To do
Take every line from the first down to the line with "const R = 106;" and set it down exactly, without the pictures.

Supplied material
========================================================================
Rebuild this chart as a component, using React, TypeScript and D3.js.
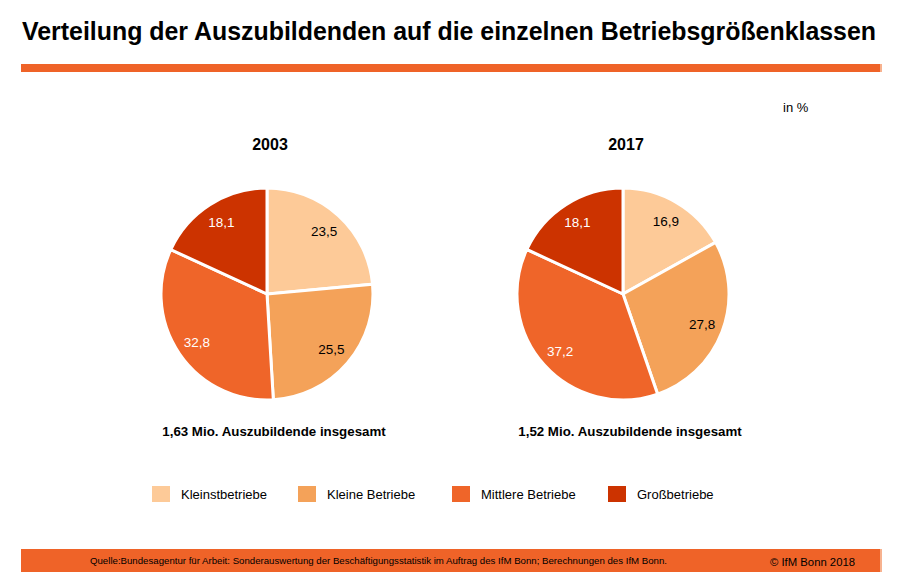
import React from "react";
import * as d3 from "d3";

const categories = ["Kleinstbetriebe", "Kleine Betriebe", "Mittlere Betriebe", "Großbetriebe"];
const colors = ["#FDCA98", "#F4A259", "#EF6529", "#CC3300"];
const labelColors = ["#000", "#000", "#fff", "#fff"];
const years = ["2003", "2017"];
const values2003 = [23.5, 25.5, 32.8, 18.1];
const values2017 = [16.9, 27.8, 37.2, 18.1];
const totals = ["1,63 Mio. Auszubildende insgesamt", "1,52 Mio. Auszubildende insgesamt"];

const W = 904, H = 586;
const R = 106;

function Pie({ cx, cy, values, year, total }: { cx: number; cy: number; values: number[]; year: string; total: string }) {
  const pie = d3.pie<number>().value((d) => d).sort(null)(values);
  const arc = d3.arc<d3.PieArcDatum<number>>().innerRadius(0).outerRadius(R);
  const labelArc = d3.arc<d3.PieArcDatum<number>>().innerRadius(R * 0.8).outerRadius(R * 0.8);
  const fmt = (v: number) => v.toFixed(1).replace(".", ",");
  return (
    <g>
      <text x={cx + 3} y={150} textAnchor="middle" fontWeight="bold" fontSize={16} fontFamily="Liberation Sans, Arial, sans-serif">{year}</text>
      <g transform={`translate(${cx},${cy})`}>
        {pie.map((d, i) => (
          <path key={i} d={arc(d) || ""} fill={colors[i]} stroke="#fff" strokeWidth={3} />
        ))}
        {pie.map((d, i) => {
          const [x, y] = labelArc.centroid(d);
          return (
            <text key={i} x={x} y={y} dy="0.35em" textAnchor="middle" fontSize={13.5} fill={labelColors[i]} fontFamily="Liberation Sans, Arial, sans-serif">{fmt(values[i])}</text>
          );
        })}
      </g>
      <text x={cx + 7} y={436} textAnchor="middle" fontWeight="bold" fontSize={13.3} fontFamily="Liberation Sans, Arial, sans-serif">{total}</text>
    </g>
  );
}

export default function App() {
  const legendX = [152, 298, 452, 608];
  return (
    <svg width={W} height={H} style={{ display: "block", position: "absolute", left: 0, top: 0 }}>
      <rect width={W} height={H} fill="#fff" />
      <text x={22} y={40} fontSize={25} fontWeight="bold" fontFamily="Liberation Sans, Arial, sans-serif" textLength={854} lengthAdjust="spacingAndGlyphs">Verteilung der Auszubildenden auf die einzelnen Betriebsgrößenklassen</text>
      <rect x={21} y={64} width={859} height={8} fill="#EF6328" />
      <rect x={880} y={64} width={2} height={8} fill="#F7B28F" />
      <text x={783} y={112} fontSize={13} fontFamily="Liberation Sans, Arial, sans-serif">in %</text>
      <Pie cx={267} cy={294} values={values2003} year={years[0]} total={totals[0]} />
      <Pie cx={623} cy={294} values={values2017} year={years[1]} total={totals[1]} />
      {categories.map((c, i) => (
        <g key={c}>
          <rect x={legendX[i]} y={486} width={18} height={16} fill={colors[i]} />
          <text x={legendX[i] + 29} y={499} fontSize={13} fontFamily="Liberation Sans, Arial, sans-serif">{c}</text>
        </g>
      ))}
      <rect x={21} y={549} width={859} height={23} fill="#EF6328" />
      <rect x={880} y={549} width={2} height={23} fill="#F7B28F" />
      <text x={90} y={564} fontSize={9} fontFamily="Liberation Sans, Arial, sans-serif" textLength={577} lengthAdjust="spacingAndGlyphs">Quelle:Bundesagentur für Arbeit: Sonderauswertung der Beschäftigungsstatistik im Auftrag des IfM Bonn; Berechnungen des IfM Bonn.</text>
      <text x={770} y={566} fontSize={10.5} fontFamily="Liberation Sans, Arial, sans-serif" textLength={85} lengthAdjust="spacingAndGlyphs">© IfM Bonn 2018</text>
    </svg>
  );
}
========================================================================
In response
Rebuild this chart as a component, using React, TypeScript and D3.js.
import React from "react";
import * as d3 from "d3";

const categories = ["Kleinstbetriebe", "Kleine Betriebe", "Mittlere Betriebe", "Großbetriebe"];
const colors = ["#FDCA98", "#F4A259", "#EF6529", "#CC3300"];
const labelColors = ["#000", "#000", "#fff", "#fff"];
const years = ["2003", "2017"];
const values2003 = [23.5, 25.5, 32.8, 18.1];
const values2017 = [16.9, 27.8, 37.2, 18.1];
const totals = ["1,63 Mio. Auszubildende insgesamt", "1,52 Mio. Auszubildende insgesamt"];

const W = 904, H = 586;
const R = 106;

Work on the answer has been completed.